In my most recent professional role, I was in charge of nationwide sales leadership for nearly 1,000 stock brokers – aka investment product sales representatives.
Prior to this position, I spent a large part of my career managing in Washington Mutual’s retail bank and with people whose natures were generally quite cooperative and accommodating.
When I moved into the investment division, I discovered fully-commissioned brokers behaved very differently than branch employees. Because they perceived themselves to be self-employed, they seemed predisposed toward being less trusting of management and always wanting more. Higher commissions. Better products. More freedom with their time.
Because I hadn’t spent my formative career years in the investments business, many of the managers in the division were quick to tell me that I couldn’t lead these people the same way I did when I worked with salaried bank employees. “You have to treat them very differently,” they said.
This guidance left me with the clear impression that the investment manager’s job was similar to a lion tamer’s. “The brokers will perform tricks for you when you throw them some raw meat – but you always need to protect yourself by holding up a chair or snapping a whip”.
What I wanted was to lead these reps in the only way I knew was effective. I wanted to build greater trust, deeper relationships — and (professionally) appeal to their hearts. Yet it was widely assumed by my new management team that these people long ago had turned off their hearts in the exclusively brain-driven pursuit of making money.
Here’s when I first confirmed my new team of brokers all were indeed human beings afterall and that it was our company’s standard approach to leading them which was undermining their effectiveness.
I was in charge of planning a three day conference in which all the company’s brokers were attending. In seeking ideas for a keynote speaker, managers recommended Lou Dobbs – host of CNN’s Moneyline. The belief was that the reps had one interest – making money – and that Dobb’s with his financial expertise would have great appeal.
Rejecting this, I hired Chris Gardner, a former stockbroker himself who endured extended homelessness while being the sole parent to his toddler son.
Late on a Saturday afternoon, the reps gave rapt attention to Gardner who described how he lived in shelters while trying to get a foothold as a broker. He told emotional stories about rushing to get his little boy to the shelter each night and to find him a bed before they were all gone.
When Gardner was finished, the reps gave him a standing ovation. But here’s the moment I first came to see the truly human side of the new people I was leading.

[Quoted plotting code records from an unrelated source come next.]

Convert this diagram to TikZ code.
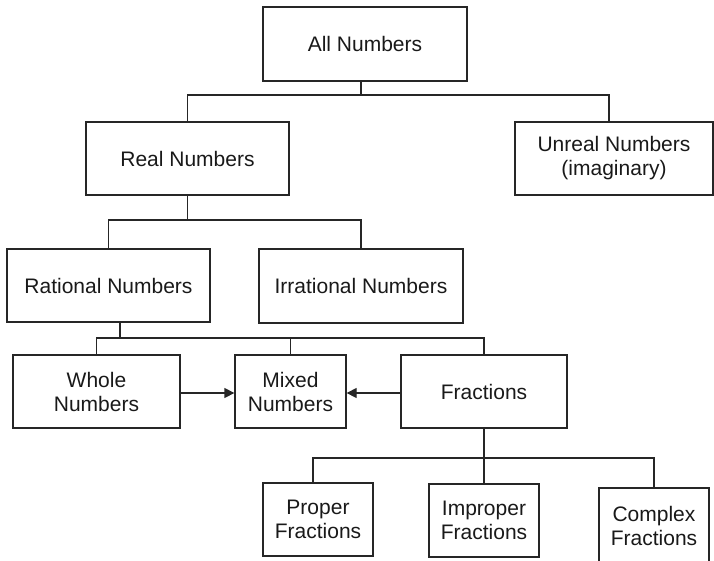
\documentclass[tikz,border=0pt]{standalone}
\usepackage{fontspec}
\setmainfont{Liberation Sans}
\usetikzlibrary{calc, arrows.meta}
\tikzset{
  box/.style={draw=black!85, line width=1.3pt, align=center, inner sep=0pt,
    minimum height=73pt, font=\fontsize{21}{24}\selectfont, text=black!90},
  link/.style={draw=black!85, line width=1.3pt},
}

\begin{document}
\begin{tikzpicture}[x=1pt,y=-1pt]
            \useasboundingbox (0,0) rectangle (714,560);
            \node[box, minimum width=204pt, minimum height=74pt] (all) at (365,44) {All Numbers};
            \node[box, minimum width=203pt] (real) at (187.5,158.5) {Real Numbers};
            \node[box, minimum width=198pt] (unreal) at (614,158.5) {Unreal Numbers\\(imaginary)};
            \node[box, minimum width=203pt] (rational) at (108.5,285.5) {Rational Numbers};
            \node[box, minimum width=204pt, minimum height=74pt] (irrational) at (361,286) {Irrational Numbers};
            \node[box, minimum width=167pt] (whole) at (96.5,391.5) {Whole\\Numbers};
            \node[box, minimum width=111pt] (mixed) at (290.5,391.5) {Mixed\\Numbers};
            \node[box, minimum width=166pt] (fractions) at (484,391.5) {Fractions};
            \node[box, minimum width=110pt] (proper) at (318,519.5) {Proper\\Fractions};
            \node[box, minimum width=110pt] (improper) at (484,520.5) {Improper\\Fractions};
            \node[box, minimum width=110pt, minimum height=76pt] (complex) at (654,526) {Complex\\Fractions};
            \coordinate (b1) at (0,95);
            \coordinate (b2) at (0,220);
            \coordinate (b3) at (0,338);
            \coordinate (b4) at (0,458);
            \draw[link] ([xshift=-4pt]all.south) -- ([xshift=-4pt]all.south |- b1);
            \draw[link] (real.north) |- ([xshift=-5pt]unreal.north |- b1) -- ([xshift=-5pt]unreal.north);
            \draw[link] (real.south) -- (real.south |- b2);
            \draw[link] (rational.north) |- (irrational.north |- b2) -- (irrational.north);
            \draw[link] ([xshift=11.5pt]rational.south) -- ([xshift=11.5pt]rational.south |- b3);
            \draw[link] (whole.north) |- (fractions.north |- b3) -- (fractions.north);
            \draw[link] (mixed.north) -- (mixed.north |- b3);
            \draw[link] (fractions.south) -- (fractions.south |- b4);
            \draw[link] ([xshift=-5pt]proper.north) |- (complex.north |- b4) -- (complex.north);
            \draw[link] (improper.north) -- (improper.north |- b4);
            \draw[link,-{Triangle[length=10pt,width=10pt]}] ([yshift=-1.5pt]whole.east) -- ([yshift=-1.5pt]mixed.west);
            \draw[link,-{Triangle[length=10pt,width=10pt]}] ([yshift=-1.5pt]fractions.west) -- ([yshift=-1.5pt]mixed.east);
        \end{tikzpicture}
\end{document}
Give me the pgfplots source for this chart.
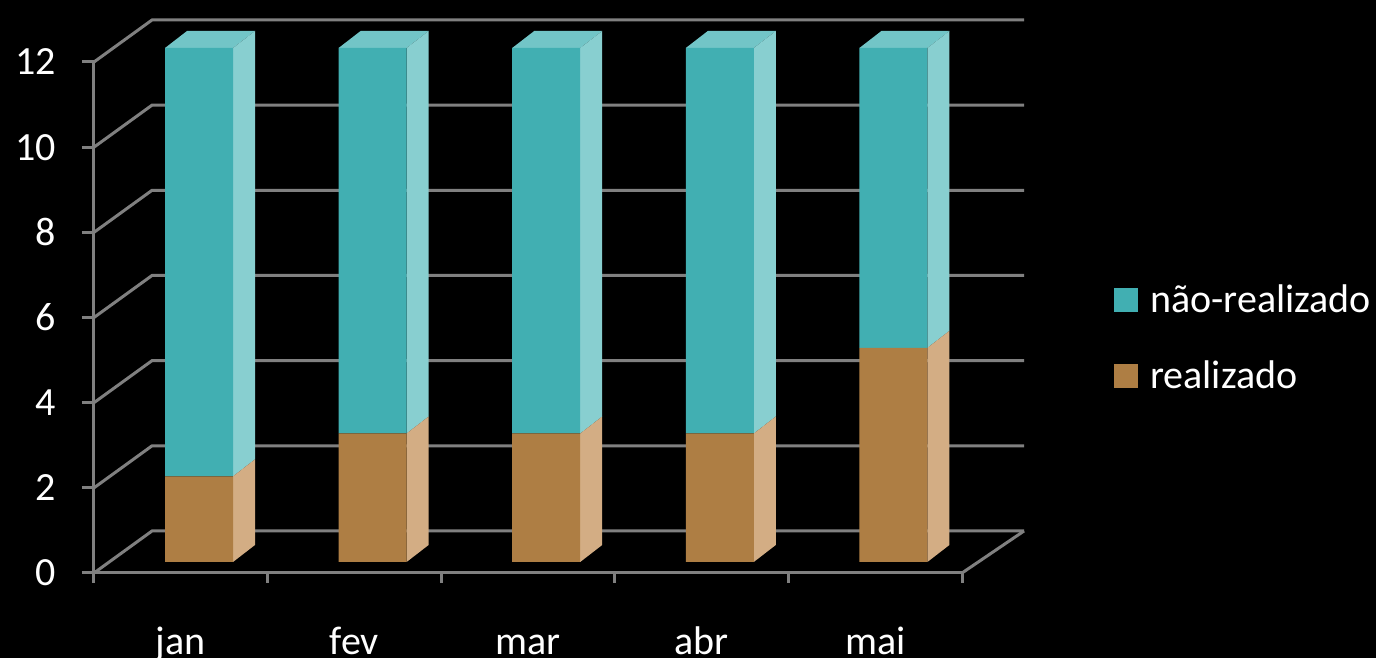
\documentclass[border=0pt]{standalone}
\usepackage{pgfplots}
\pgfplotsset{compat=1.18}
\usepackage{pgfplotstable}
\usepackage{fontspec}
\setmainfont{Carlito}

\definecolor{tealF}{HTML}{41AFB2}
\definecolor{tealS}{HTML}{88CFD0}
\definecolor{tealT}{HTML}{72C5C7}
\definecolor{brownF}{HTML}{AE7E44}
\definecolor{brownS}{HTML}{D3AD84}
\definecolor{gridgray}{HTML}{808080}

% month index, realizado, nao-realizado
\pgfplotstableread{
m r n
0 2 10
1 3 9
2 3 9
3 3 9
4 5 7
}\datatable

\newcommand{\lblfont}{\fontsize{20}{24}\selectfont}

\begin{document}
\begin{tikzpicture}
\path[use as bounding box, fill=black] (-47pt,-42.5pt) rectangle (641pt,286.5pt);

% frame: walls, floor, ticks, labels (front plane)
\begin{axis}[
    at={(0pt,0pt)}, anchor=south west,
    scale only axis, width=434pt, height=255.5pt,
    xmin=-0.5, xmax=4.5, ymin=0, ymax=12,
    clip=false,
    axis x line*=bottom, axis y line*=left,
    axis line style={draw=gridgray, line width=1.5pt, -},
    xtick={0,...,4},
    xticklabels={jan,fev,mar,abr,mai},
    minor xtick={-0.5,0.5,...,4.5},
    ytick={0,2,...,12},
    tick align=outside,
    major tick length=6pt, minor tick length=5pt,
    tick style={draw=gridgray, line width=1.5pt},
    major x tick style={draw=none},
    tick label style={font=\lblfont, text=white},
    /pgf/number format/assume math mode=true,
    yticklabel style={anchor=east, inner sep=0pt, xshift=-13pt},
    xticklabel style={anchor=base, inner sep=0pt, yshift=-34.5pt},
]
\pgfplotsinvokeforeach{0,2,...,12}{
  \draw[gridgray, line width=1.5pt]
    (axis cs:-0.5,#1) -- ([shift={(29pt,21pt)}]axis cs:-0.5,#1)
    -- ([shift={(31pt,21pt)}]axis cs:4.5,#1);
}
\draw[gridgray, line width=1.5pt] (axis cs:4.5,0) -- ([shift={(31pt,21pt)}]axis cs:4.5,0);
\end{axis}

% bars (bar plane)
\begin{axis}[
    at={(9.1pt,5.5pt)}, anchor=south west,
    scale only axis, width=434pt, height=257pt,
    xmin=-0.5, xmax=4.5, ymin=0, ymax=12,
    hide axis, clip=false,
    ybar stacked, bar width=34pt,
    reverse legend,
    legend cell align=left,
    legend image code/.code={\fill[#1] (0pt,-5pt) rectangle (12pt,7pt);},
    legend style={font=\lblfont, text=white, draw=none, fill=none,
        at={(1.147,0.431)}, anchor=west, row sep=20pt, column sep=6pt,
        nodes={inner sep=0pt, text height=14pt, text depth=4pt}},
]
\addplot[fill=brownF, draw=none] table[x=m, y=r] {\datatable};
\addlegendentry{realizado}
\addplot[fill=tealF, draw=none] table[x=m, y=n] {\datatable};
\addlegendentry{não-realizado}

% side and top faces of the 3D bars
\pgfplotsforeachungrouped \i in {0,...,4}{%
  \pgfplotstablegetelem{\i}{r}\of\datatable \let\vr\pgfplotsretval
  \pgfplotstablegetelem{\i}{n}\of\datatable \let\vn\pgfplotsretval
  \pgfmathsetmacro\vt{\vr+\vn}%
  \edef\temp{%
    \noexpand\fill[brownS] ([xshift=17pt]axis cs:\i,0) -- ([shift={(28pt,8.5pt)}]axis cs:\i,0)
      -- ([shift={(28pt,8.5pt)}]axis cs:\i,\vr) -- ([xshift=17pt]axis cs:\i,\vr) -- cycle;
    \noexpand\fill[tealS] ([xshift=17pt]axis cs:\i,\vr) -- ([shift={(28pt,8.5pt)}]axis cs:\i,\vr)
      -- ([shift={(28pt,8.5pt)}]axis cs:\i,\vt) -- ([xshift=17pt]axis cs:\i,\vt) -- cycle;
    \noexpand\fill[tealT] ([xshift=-17pt]axis cs:\i,\vt) -- ([shift={(-6pt,8.5pt)}]axis cs:\i,\vt)
      -- ([shift={(28pt,8.5pt)}]axis cs:\i,\vt) -- ([xshift=17pt]axis cs:\i,\vt) -- cycle;
  }\temp
}
\end{axis}
\end{tikzpicture}
\end{document}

With the meeting now over, the reps normally would have been inclined to rush to get out and on their way home. Instead, nearly 700 people waited in a long line to purchase a copy of Gardner’s book, The Pursuit of Happiness, and then waited in a similarly long line to meet Gardner and have him sign their book.
There’s no question that Gardner’s deeply human story resonated inside the hearts of those reps and had the effect of inspiring them to more optimistically manage their own life’s challenges.
In my first year leading this team of financial consultants, we set an all-time record for revenue and had the highest profitability in the division’s 25 year history. So what’s the moral of the story?
Never forget, there’s a human being inside every person you lead.